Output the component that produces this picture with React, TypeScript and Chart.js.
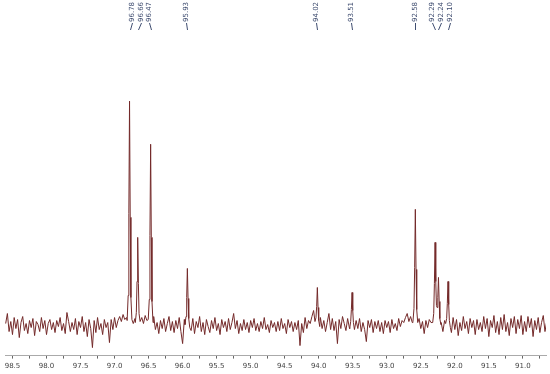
import React, { useEffect, useRef } from "react";
import { Chart, registerables } from "chart.js";

Chart.register(...registerables);

// Baseline noise sampled on a regular ppm grid (start, step), intensity in arbitrary units
const noiseStart = 98.6;
const noiseStep = 0.025;
const noiseValues: number[] = [
  2, 12, -6, 4, -9, 8, -3, 6, -12, 3, 9, -5, 2, -8, 5, -2, 7, -10, 4, 1,
  -6, 8, -3, 5, -9, 2, 6, -4, 3, -7, 5, -1, 8, -5, 2, -8, 13, 4, -6, 3,
  -4, 7, -9, 4, -2, 9, -6, 3, -11, 6, -3, -22, 5, -7, 8, -4, 2, -9, 6, -2,
  3, -17, 6, -4, 8, -2, 5, 9, 4, 11, 6, 8, 3, 5, 10, 2, 7, 4, 9, 3,
  8, 2, 10, 5, 7, 3, 6, 9, -4, 3, -8, 5, -3, 7, -6, 2, 9, -5, 4, -7,
  5, -3, 8, -6, -18, 6, 4, 9, 3, -5, 7, -8, 4, -2, 9, -6, 3, -9, 6, -1,
  -7, 5, -3, 8, -5, 2, -9, 6, -2, 4, -6, 7, -4, 3, 12, -3, 5, -8, 2, -5,
  6, -4, 3, -7, 5, -2, 7, -5, 2, -6, 4, -3, 8, -4, 1, -7, 5, -2, 3, -6,
  4, -5, 7, -3, 2, -8, 6, -2, 4, -6, 3, -4, 5, -20, 2, -7, 8, -3, 5, 2,
  9, 15, 4, 10, 6, 8, -3, 5, -6, 3, 12, -4, 7, -5, 4, -18, 6, -3, 9, 2,
  -5, 7, -2, 4, 6, -8, 5, -3, 7, -6, 3, -4, -16, 5, -2, 6, -7, 4, -3, 5,
  -6, 3, -8, 5, -2, 4, -7, 6, -3, 2, -5, 7, -1, 5, 3, 8, 12, 4, 9, 3,
  6, 2, -5, 7, -3, 4, -8, 5, -2, 6, 3, 5, 8, 6, 9, 4, 3, -6, 5, -4,
  2, 5, -7, 8, -4, 6, -10, 3, -5, 9, -3, 4, -8, 7, -2, 5, -9, 6, -4, 3,
  -6, 9, -3, 7, -11, 5, -2, 10, -7, 4, -9, 8, -4, 11, -6, 3, -10, 7, -2, 9,
  -8, 6, -3, 10, -9, 4, -6, 9, -2, 7, -11, 5, -4, 8, -7, 3, 10, -6, 4,
];

// Peak labels (ppm) and where their labels sit along the top
const peakLabels: string[] = ["96.78", "96.66", "96.47", "95.93", "94.02", "93.51", "92.58", "92.29", "92.24", "92.10"];
const labelPpm: number[] = [96.75, 96.618, 96.491, 95.951, 94.04, 93.525, 92.584, 92.334, 92.206, 92.069];

// Peak profile points [ppm, intensity]
const peakPoints: [number, number][] = [
  [96.815, 5], [96.8, 30], [96.79, 112], [96.78, 224], [96.77, 108], [96.76, 28], [96.745, 6],
  [96.695, 3], [96.68, 13], [96.67, 44], [96.66, 88], [96.65, 42], [96.64, 12], [96.625, 4],
  [96.505, 6], [96.49, 26], [96.48, 90], [96.47, 181], [96.46, 88], [96.45, 24], [96.435, 3],
  [95.965, 1], [95.95, 9], [95.94, 28], [95.93, 57], [95.92, 27], [95.91, 7], [95.895, -2],
  [94.055, 4], [94.04, 8], [94.03, 19], [94.02, 38], [94.01, 18], [94.0, 5], [93.985, -1],
  [93.545, -3], [93.53, 4], [93.52, 16], [93.51, 33], [93.5, 15], [93.49, 3], [93.475, -4],
  [92.615, 4], [92.6, 17], [92.59, 58], [92.58, 116], [92.57, 56], [92.56, 16], [92.545, 3],
  [92.325, 3], [92.31, 12], [92.3, 42], [92.29, 83], [92.28, 44], [92.27, 20], [92.26, 18],
  [92.25, 28], [92.24, 48], [92.23, 24], [92.22, 7], [92.205, 1],
  [92.135, 2], [92.12, 7], [92.11, 22], [92.1, 44], [92.09, 21], [92.08, 5], [92.065, -2],
];

const xTickLabels: string[] = ["98.5", "98.0", "97.5", "97.0", "96.5", "96.0", "95.5", "95.0", "94.5", "94.0", "93.5", "93.0", "92.5", "92.0", "91.5", "91.0"];
const xMinorTicks: number[] = [98.25, 97.75, 97.25, 96.75, 96.25, 95.75, 95.25, 94.75, 94.25, 93.75, 93.25, 92.75, 92.25, 91.75, 91.25, 90.75];

const X_MIN = 90.66;
const X_MAX = 98.61;

const LINE_COLOR = "#742a2a";
const LABEL_COLOR = "#3f4d70";

function buildData() {
  const centers = peakLabels.map((s) => parseFloat(s));
  const pts: { x: number; y: number }[] = [];
  noiseValues.forEach((v, i) => {
    const x = +(noiseStart - i * noiseStep).toFixed(4);
    if (centers.some((c) => Math.abs(c - x) < 0.036)) return;
    pts.push({ x, y: v });
  });
  peakPoints.forEach(([x, y]) => pts.push({ x, y }));
  pts.sort((a, b) => b.x - a.x);
  return pts;
}

const peakLabelPlugin = {
  id: "peakLabels",
  afterDraw(chart: any) {
    const ctx = chart.ctx;
    const xs = chart.scales.x;
    ctx.save();
    ctx.fillStyle = LABEL_COLOR;
    ctx.strokeStyle = LABEL_COLOR;
    ctx.lineWidth = 1;
    ctx.font = '7px "DejaVu Sans"';
    peakLabels.forEach((lbl, i) => {
      const lx = Math.round(xs.getPixelForValue(labelPpm[i])) + 0.5;
      const px = Math.round(xs.getPixelForValue(parseFloat(lbl))) + 0.5;
      ctx.save();
      ctx.translate(lx, 22);
      ctx.rotate(-Math.PI / 2);
      ctx.textAlign = "left";
      ctx.textBaseline = "middle";
      ctx.fillText(lbl, 0, 0);
      ctx.restore();
      ctx.beginPath();
      ctx.moveTo(lx, 23);
      ctx.lineTo(px, 30);
      ctx.stroke();
    });
    ctx.restore();
  },
};

export default function App() {
  const ref = useRef<HTMLCanvasElement | null>(null);
  useEffect(() => {
    if (!ref.current) return;
    const majorVals = xTickLabels.map((s) => parseFloat(s));
    const allTicks = [...majorVals, ...xMinorTicks].sort((a, b) => b - a);
    const chart = new Chart(ref.current, {
      type: "line",
      data: {
        datasets: [
          {
            data: buildData(),
            borderColor: LINE_COLOR,
            borderWidth: 1,
            pointRadius: 0,
            tension: 0,
            fill: false,
          },
        ],
      },
      options: {
        responsive: false,
        animation: false,
        parsing: false as any,
        normalized: true,
        layout: { padding: { left: 5, right: 4, top: 0, bottom: 1 } },
        plugins: { legend: { display: false }, tooltip: { enabled: false } },
        scales: {
          x: {
            type: "linear",
            reverse: true,
            min: X_MIN,
            max: X_MAX,
            afterBuildTicks: (scale: any) => {
              scale.ticks = allTicks.map((v) => ({ value: v }));
            },
            ticks: {
              autoSkip: false,
              maxRotation: 0,
              padding: 3,
              color: "#444",
              font: { family: "DejaVu Sans", size: 7 },
              callback: (value: any) => {
                const idx = majorVals.findIndex((m) => Math.abs(m - value) < 1e-6);
                return idx >= 0 ? xTickLabels[idx] : "";
              },
            },
            grid: {
              drawOnChartArea: false,
              drawTicks: true,
              tickLength: 3,
              color: "#666",
            },
            border: { display: true, color: "#aaa", width: 1 },
          },
          y: {
            display: false,
            min: -30,
            max: 325,
          },
        },
      },
      plugins: [peakLabelPlugin],
    });
    return () => chart.destroy();
  }, []);
  return (
    <div style={{ position: "fixed", left: 0, top: 0, width: 550, height: 374, background: "#fff" }}>
      <canvas ref={ref} width={550} height={374} style={{ width: 550, height: 374 }} />
    </div>
  );
}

********

Write out again, exactly, the lines from the start of the listing up to the line containing "Chart.register(...registerables);", with both ends and without pictures.

Output the component that produces this picture with React, TypeScript and Chart.js.
import React, { useEffect, useRef } from "react";
import { Chart, registerables } from "chart.js";

Chart.register(...registerables);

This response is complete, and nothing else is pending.